Selanjutnya, hingga Mei 2023, inflasi terus melanjutkan tren penurunan. Inflasi bulan tercatat mencapai 4,0% (yoy), atau menurun dari bulan sebelumnya yang mencapai 4,3% (yoy) dan merupakan angka terendah sejak awal 2023.
Kemenkeu mengklaim, tren penurunan inflasi tersebut mencerminkan konsistensi pemerintah dalam mengendalikan inflasi. Perlambatan inflasi yang terjadi dipengaruhi oleh penurunan inflasi pada seluruh komponen pembentuknya.
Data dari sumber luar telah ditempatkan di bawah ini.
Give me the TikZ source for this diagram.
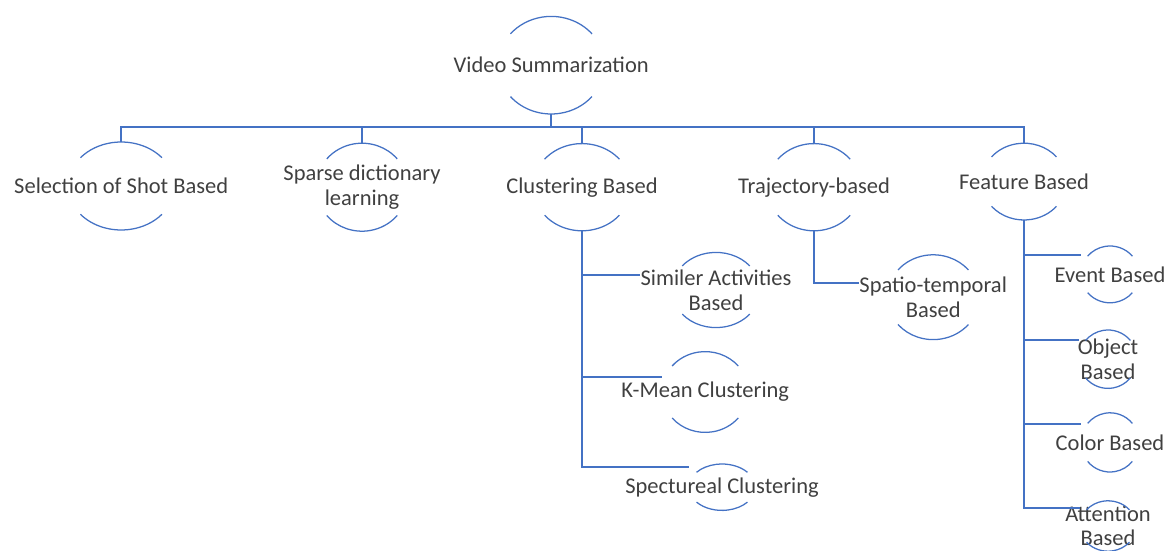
\documentclass[tikz,border=0pt]{standalone}
\usepackage{fontspec}
\setmainfont{Carlito}
\usepackage{xcolor}
\usepackage{tikz}
\usetikzlibrary{calc}
\definecolor{linkblue}{HTML}{4472C4}
\definecolor{txtgray}{HTML}{404040}

\begin{document}
\begin{tikzpicture}[font=\fontsize{16}{17.5}\selectfont,
  ring/.style 2 args={shape=rectangle, inner sep=0pt, outer sep=0pt, minimum width=2*#1cm, minimum height=2*#2cm},
  every label/.style={text=txtgray, align=center, inner sep=0pt},
  link/.style={linkblue, line width=1.3pt},
  arcline/.style={linkblue, line width=0.9pt}]
  \useasboundingbox (0,0) rectangle (29.125,-13.775);

  % top level
  \node[ring={1.33}{1.22}, label={center:Video Summarization}] (vs) at (13.78,-1.63) {};
  \node[ring={1.33}{1.1}, label={center:Selection of Shot Based}] (shot) at (3.03,-4.65) {};
  \node[ring={1.15}{1.1}, label={center:Sparse dictionary\\learning}] (sparse) at (9.05,-4.68) {};
  \node[ring={1.22}{1.09}, label={center:Clustering Based}] (clust) at (14.55,-4.68) {};
  \node[ring={1.18}{1.09}, label={center:Trajectory-based}] (traj) at (20.35,-4.68) {};
  \node[ring={1.06}{0.96}, label={center:Feature Based}] (feat) at (25.6,-4.54) {};

  % second level
  \node[ring={1.1}{0.94}, label={[name=simactt]center:Similer Activities\\Based}] (simact) at (17.9,-7.25) {};
  \node[ring={1.08}{1.01}, label={center:K-Mean Clustering}] (kmean) at (17.63,-9.8) {};
  \node[ring={0.83}{0.58}, label={center:Spectureal Clustering}] (spect) at (18.05,-12.18) {};
  \node[ring={1.15}{1.06}, label={[name=spatiot]center:Spatio-temporal\\Based}] (spatio) at (23.33,-7.43) {};
  \node[ring={0.73}{0.71}, label={center:Event Based}] (event) at (27.75,-6.86) {};
  \node[ring={0.73}{0.73}, label={center:Object\\Based}] (object) at (27.7,-8.98) {};
  \node[ring={0.73}{0.74}, label={center:Color Based}] (colorb) at (27.75,-11.06) {};
  \node[ring={0.7}{0.63}, label={center:Attention\\Based}] (attn) at (27.7,-13.15) {};

  % open rings
  \foreach \nd in {vs,shot,sparse,clust,traj,feat,simact,kmean,spect,spatio,event,object,colorb,attn}
    \draw[arcline] let \p1=($(\nd.north east)-(\nd.center)$) in
      ($(\nd.center)+(40:\x1 and \y1)$) arc[start angle=40, end angle=140, x radius=\x1, y radius=\y1]
      ($(\nd.center)+(220:\x1 and \y1)$) arc[start angle=220, end angle=320, x radius=\x1, y radius=\y1];

  % connectors
  \draw[link] (vs.south) -- ++(0,-0.33) coordinate (bus);
  \foreach \c in {shot,sparse,clust,traj,feat}
    \draw[link] (bus) -| (\c.north);
  \foreach \c in {simactt.169, kmean.161, spect.149}
    \draw[link] (clust.south) |- (\c);
  \draw[link] (traj.south) |- (spatiot.169);
  \foreach \c/\a in {event/146, object/147, colorb/148, attn/147}
    \draw[link] (feat.south) |- (\c.\a);
\end{tikzpicture}
\end{document}
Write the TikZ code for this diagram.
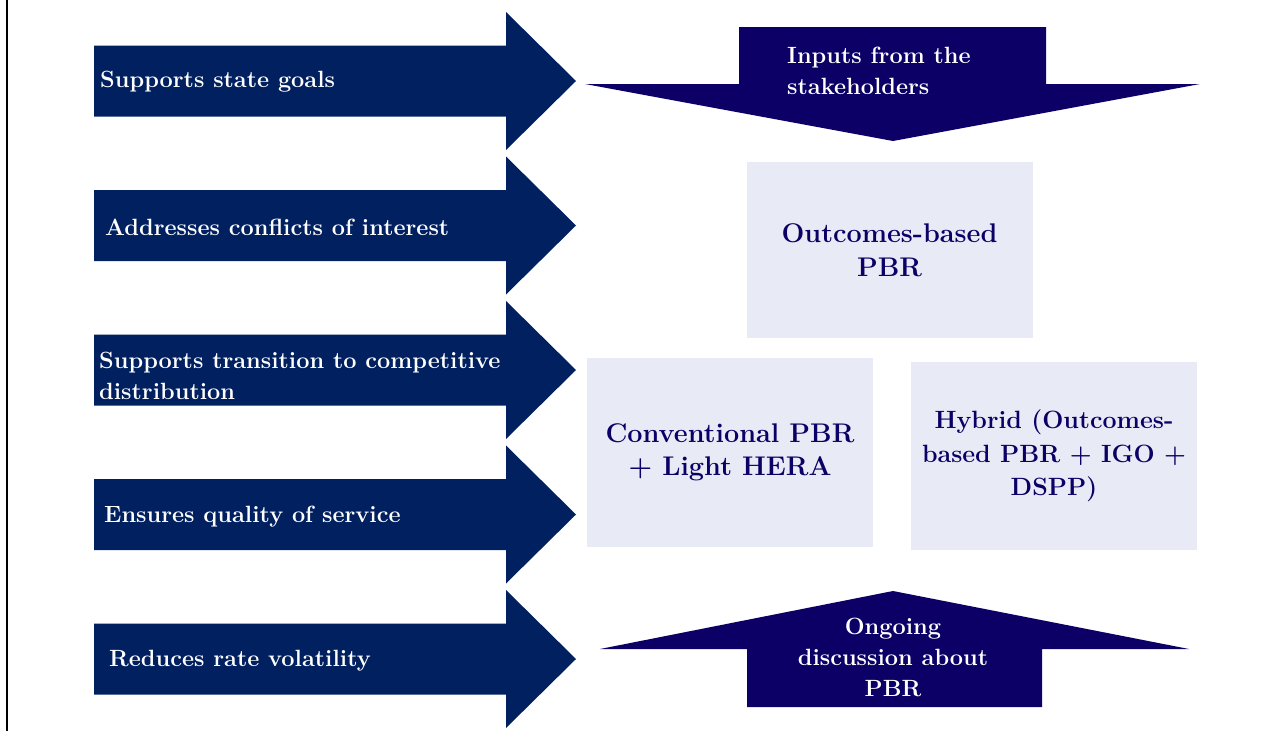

“Pemerintah terus melakukan upaya stabilisasi harga pangan dalam rangka menjaga ketahanan pangan,” terang Febrio.
Hal ini tercermin pada pergerakan inflasi harga pangan bergejolak (volatile food) yang melambat ke 3,3% (yoy), lebih rendah dari April 2023 (3,7% yoy). Terkendalinya harga pangan didukung oleh panen raya padi dan aneka cabai.
Di sisi lain, beberapa komoditas seperti produk unggas dan aneka bawang cenderung mengalami peningkatan harga.
Oleh karena itu, pemerintah terus sigap dalam merespons dan mengantisipasi peningkatan harga lebih lanjut dengan berbagai upaya, seperti penambahan stok di pasar, fasilitasi distribusi, dan gelar pangan murah.
“Ke depan, Pemerintah telah bersiap untuk menghadapi risiko peningkatan harga pangan menjelang Hari Raya Iduladha serta potensi dampak El-Nino,” tegasnya.
Tren perlambatan inflasi juga terjadi pada komponen inti dan administered price. Inflasi inti per Mei tercatat sebesar 2,66% (yoy), atau lebih rendah dari bulan sebelumnya yang 2,83% (yoy). Semua kelompok pengeluaran mengalami perlambatan kecuali kelompok perawatan pribadi dan jasa lainnya.
Sementara itu, inflasi harga diatur pemerintah (administered price) kembali melambat dari 10,32% (yoy) pada April, menjadi 9,52% (yoy) pada Mei 2023.
Kepala BKF berujar, terjaganya inflasi administered price menandakan upaya pemerintah yang cukup efektif dalam mengelola harga energi domestik dan tarif angkutan udara.
“Pemerintah akan terus konsisten dalam mengendalikan inflasi dengan berbagai upaya stabilisasi, antara lain dengan menjaga pasokan dan kelancaran distribusi, serta mengantisipasi dampak gangguan cuaca dan risiko kekeringan,” paparnya.
Upaya konkret juga dilakukan pemerintah melalui koordinasi antar kementerian/lembaga di tingkat pusat dan daerah. Begitu juga optimalisasi penggunaan APBN dan APBD terus diperkuat untuk mencegah terjadinya lonjakan harga.
Terpisah, Direktur Eksekutif Kepala Departemen Komunikasi BI Erwin Haryono menjelaskan, perkembangan penurunan inflasi Mei ini tidak terlepas dari respons kebijakan moneter Bank Indonesia yang pre-emptive dan forward looking. Langkah ini diperkuat melalui sinergi erat pengendalian inflasi antara BI dan pemerintah pusat, pemda, dan mitra strategis lainnya.
“Dalam Tim Pengendalian Inflasi Pusat dan Daerah (TPIP dan TPID) melalui penguatan program Gerakan Nasional Pengendalian Inflasi Pangan (GNPIP) di berbagai daerah. Ke depan, Bank Indonesia meyakini inflasi tetap terkendali dalam kisaran sasaran 3,0±1% pada sisa tahun 2023,” sebut Erwin.